You're a Potential Match!
When you registered as a bone marrow donor, you provided so many patients with hope. Now, you have the potential to provide one with a second chance at life. Less than 1% of registered donors get contacted as a possible match, so you are a member of a rare group.
What Does This Mean?
A doctor searching for donors to help their patient has identified you as a potential match based on your HLA type. Now they’d like to do further testing to confirm that you are a match and to see if you are able and eligible to donate.
Learning that you are a potential match may be exciting news for you. It also might make you a bit nervous. The team at Delete Blood Cancer is here to support you in every way as you consider the opportunity to donate. Our coordinators can answer any questions you have and can connect you with resources to help you gain a better understanding of what donating means.
Donating is a serious commitment. We encourage you to learn more about it and discuss your decision with the people closest to you. But we also ask that you make your decision to donate or withdraw in a timely manner. Delays in the donor search can be life-threatening to the patient.
Our comprehensive guide to donation includes information on becoming a match, preparing for donation, the two ways to donate, what happens the day you donate and much more.
Peripheral Blood Stem Cell (PBSC)
Peripheral Blood Stem Cell (PBSC) collection is a non-surgical, outpatient procedure that collects blood stem cells via the bloodstream in a process similar to donating plasma or platelets.
Bone Marrow Donation
This is a surgical procedure performed under anesthesia, so no pain is experienced during donation. Marrow cells are collected from the back of your pelvic bone using a syringe.
This is the donation method used in 75% of cases. PBSC donation is a non-surgical, outpatient procedure that collects blood stem cells via the bloodstream. During the procedure, your blood is drawn through one arm and passed through a machine that filters out the blood stem cells. The remaining blood is returned to you through your other arm. To increase your blood stem cells prior to donation, you will receive daily injections of a synthetic protein called filgrastim on the four days leading up to and on the morning of the procedure. The actual donation can take from 4-8 hours over the course of 1-2 days.
Possible Side Effects & Recovery of PBSC
While taking filgrastim, you may experience flu-like symptoms such as headaches, bone and muscle aches and fatigue. Most side effects should subside within 48 hours of donating. Your stem cells replenish within one week.

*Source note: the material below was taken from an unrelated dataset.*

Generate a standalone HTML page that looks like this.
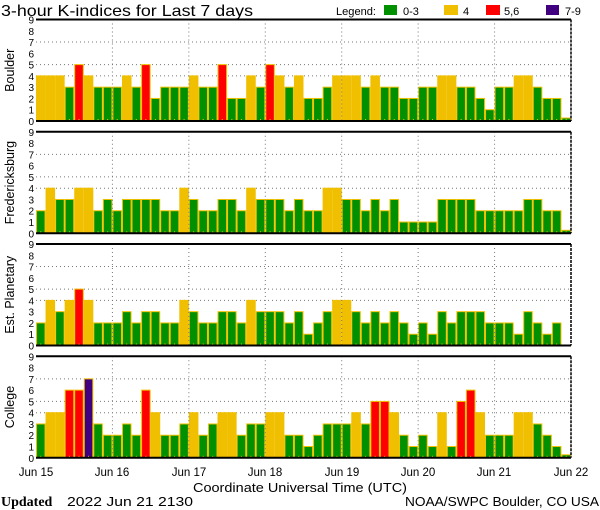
<!DOCTYPE html>
<html><head><meta charset="utf-8"><style>
html,body{margin:0;padding:0;background:#fff;}
svg{display:block;font-family:"Liberation Sans",sans-serif;}
</style></head><body>
<svg id="s" width="600" height="510" viewBox="0 0 600 510" xmlns="http://www.w3.org/2000/svg">
<rect width="600" height="510" fill="#fff"/>
<text x="1" y="16" font-size="16" fill="#000" textLength="252" lengthAdjust="spacingAndGlyphs">3-hour K-indices for Last 7 days</text>
<text x="336" y="15" font-size="11" fill="#000" textLength="40" lengthAdjust="spacingAndGlyphs">Legend:</text>
<rect x="384" y="5" width="13" height="10" fill="#009000"/><text x="403" y="15" font-size="11">0-3</text>
<rect x="444" y="5" width="14" height="10" fill="#f0c000"/><text x="463" y="15" font-size="11">4</text>
<rect x="486" y="5" width="14" height="10" fill="#ff0000"/><text x="504" y="15" font-size="11">5,6</text>
<rect x="546" y="5" width="13" height="10" fill="#400080"/><text x="565" y="15" font-size="11">7-9</text>
<g id="g"></g>
<g font-size="11.5" text-anchor="middle">
<text x="36" y="476">Jun 15</text><text x="112" y="476">Jun 16</text><text x="189" y="476">Jun 17</text><text x="265" y="476">Jun 18</text><text x="342" y="476">Jun 19</text><text x="418" y="476">Jun 20</text><text x="494" y="476">Jun 21</text><text x="571" y="476">Jun 22</text>
</g>
<text x="193" y="492" font-size="13" textLength="214" lengthAdjust="spacingAndGlyphs">Coordinate Universal Time (UTC)</text>
<text x="1" y="506" font-size="14" font-family="Liberation Serif,serif" font-weight="bold">Updated</text>
<text x="67" y="506" font-size="13" textLength="126" lengthAdjust="spacingAndGlyphs">2022 Jun 21 2130</text>
<text x="405" y="506" font-size="13" textLength="194" lengthAdjust="spacingAndGlyphs">NOAA/SWPC Boulder, CO USA</text>
</svg>
<script>
var data=[
["Boulder",19.5,[4,4,4,3,5,4,3,3,3,4,3,5,2,3,3,3,4,3,3,5,2,2,4,3,5,4,3,4,2,2,3,4,4,4,3,4,3,3,2,2,3,3,4,4,3,3,2,1,3,3,4,4,3,2,2,0]],
["Fredericksburg",131.8,[2,4,3,3,4,4,2,3,2,3,3,3,3,2,2,4,3,2,2,3,3,2,4,3,3,3,2,3,2,2,4,4,3,3,2,3,2,3,1,1,1,1,3,3,3,3,2,2,2,2,2,3,3,2,2,0]],
["Est. Planetary",244,[2,4,3,4,5,4,2,2,2,3,2,3,3,2,2,4,3,2,2,3,3,2,4,3,3,3,2,3,1,2,3,4,4,3,2,3,2,3,2,1,2,1,3,2,3,3,3,2,2,2,1,3,2,1,2,-1]],
["College",356.3,[3,4,4,6,6,7,3,2,2,3,2,6,4,2,2,3,4,2,3,4,4,2,3,3,4,4,2,2,1,2,3,3,3,4,3,5,5,4,2,1,2,1,4,1,5,6,4,2,2,2,4,4,3,2,1,0]]
];
var g=document.getElementById("g"),h="";
var X0=36,X1=571,W=(X1-X0)/56,H=101.5,U=H/9;
function col(v){return v<=3?"#009000":v==4?"#f0c000":v<=6?"#ff0000":"#400080";}
data.forEach(function(p){
 var top=p[1],z=top+H;
 [4,5,7].forEach(function(k){var y=z-k*U;h+='<line x1="'+X0+'" x2="'+X1+'" y1="'+y+'" y2="'+y+'" stroke="#777" stroke-width="1" stroke-dasharray="1,3"/>';});
 p[2].forEach(function(v,i){if(v<0)return;var x=X0+i*W,hh=v==0?3:v*U;
  h+='<rect x="'+(x+0.5)+'" y="'+(z-hh)+'" width="'+(W-1)+'" height="'+hh+'" fill="'+col(v)+'" stroke="#f0c000" stroke-width="1"/>';
  h+='<rect x="'+(x+W/2-0.5)+'" y="'+(z-2)+'" width="1" height="2" fill="#f0c000"/>';});
 for(var d=1;d<7;d++){var x=X0+d*(X1-X0)/7;h+='<line x1="'+x+'" x2="'+x+'" y1="'+top+'" y2="'+z+'" stroke="#777" stroke-width="1" stroke-dasharray="1,3"/>';}
 h+='<line x1="'+X0+'" x2="'+X1+'" y1="'+top+'" y2="'+top+'" stroke="#000" stroke-width="2"/>';
 h+='<line x1="'+X0+'" x2="'+X1+'" y1="'+z+'" y2="'+z+'" stroke="#000" stroke-width="2"/>';
 h+='<line x1="'+X1+'" x2="'+X1+'" y1="'+top+'" y2="'+z+'" stroke="#000" stroke-width="1.5" stroke-dasharray="3,1"/>';
 for(var k=0;k<=9;k++){h+='<text x="34" y="'+(z-k*U+4)+'" font-size="10" text-anchor="end">'+k+'</text>';}
 var cy=top+H/2;
 h+='<text x="0" y="0" font-size="12.5" text-anchor="middle" transform="translate(14,'+cy+') rotate(-90)">'+p[0]+'</text>';
});
g.innerHTML=h;
</script>
</body></html>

Donating was a family affair. My mother, step father and older brother all stopped by making sure I was comfortable.
—Mark, PBSC donor
This is the donation method used in about 25% of cases, generally when the patient is a child. It is a 1-2 hour surgical procedure performed under anesthesia, so no pain is experienced during the donation. Marrow cells are collected from the back of your pelvic bone using a syringe.
Possible Side Effects & Recovery of Bone Marrow Collection
You may experience some pain, bruising and stiffness for up to two weeks after donation. Within a week of donating, you should be able to return to work, school and many regular activities. Your marrow will completely replenish itself within 3-6 weeks. We check up with you regularly after donation to make sure you are recovering properly. If you are not, we will arrange any necessary follow-up care.
I went into the hospital in the morning, was put under anesthesia, and woke up an hour and 15 minutes later. When I woke up, I was more stiff than anything; like I slept in a really weird way. They asked how I felt. The pain was not bad. It was a dull, achy soreness. They made sure I was OK. I went home in the afternoon and rested for a couple of days. That was it.
—Christian, Bone Marrow Donor
Elliott didn’t set out to be a registered donor. He stumbled upon the opportunity in March, 2007 at “Taste of Chaos,” a music festival at which we were registering donors.
“I registered while working as a reporter for my school newspaper. I was covering a blood/bone marrow drive. Just as I got ready to leave, the organizers asked if I’d register as a donor."
"I was at my dentist’s for a check-up and saw signs to 'get swabbed and become a bone marrow donor.' I have a slight fear of needles, but was intrigued by the idea that I could save a life while I was still living."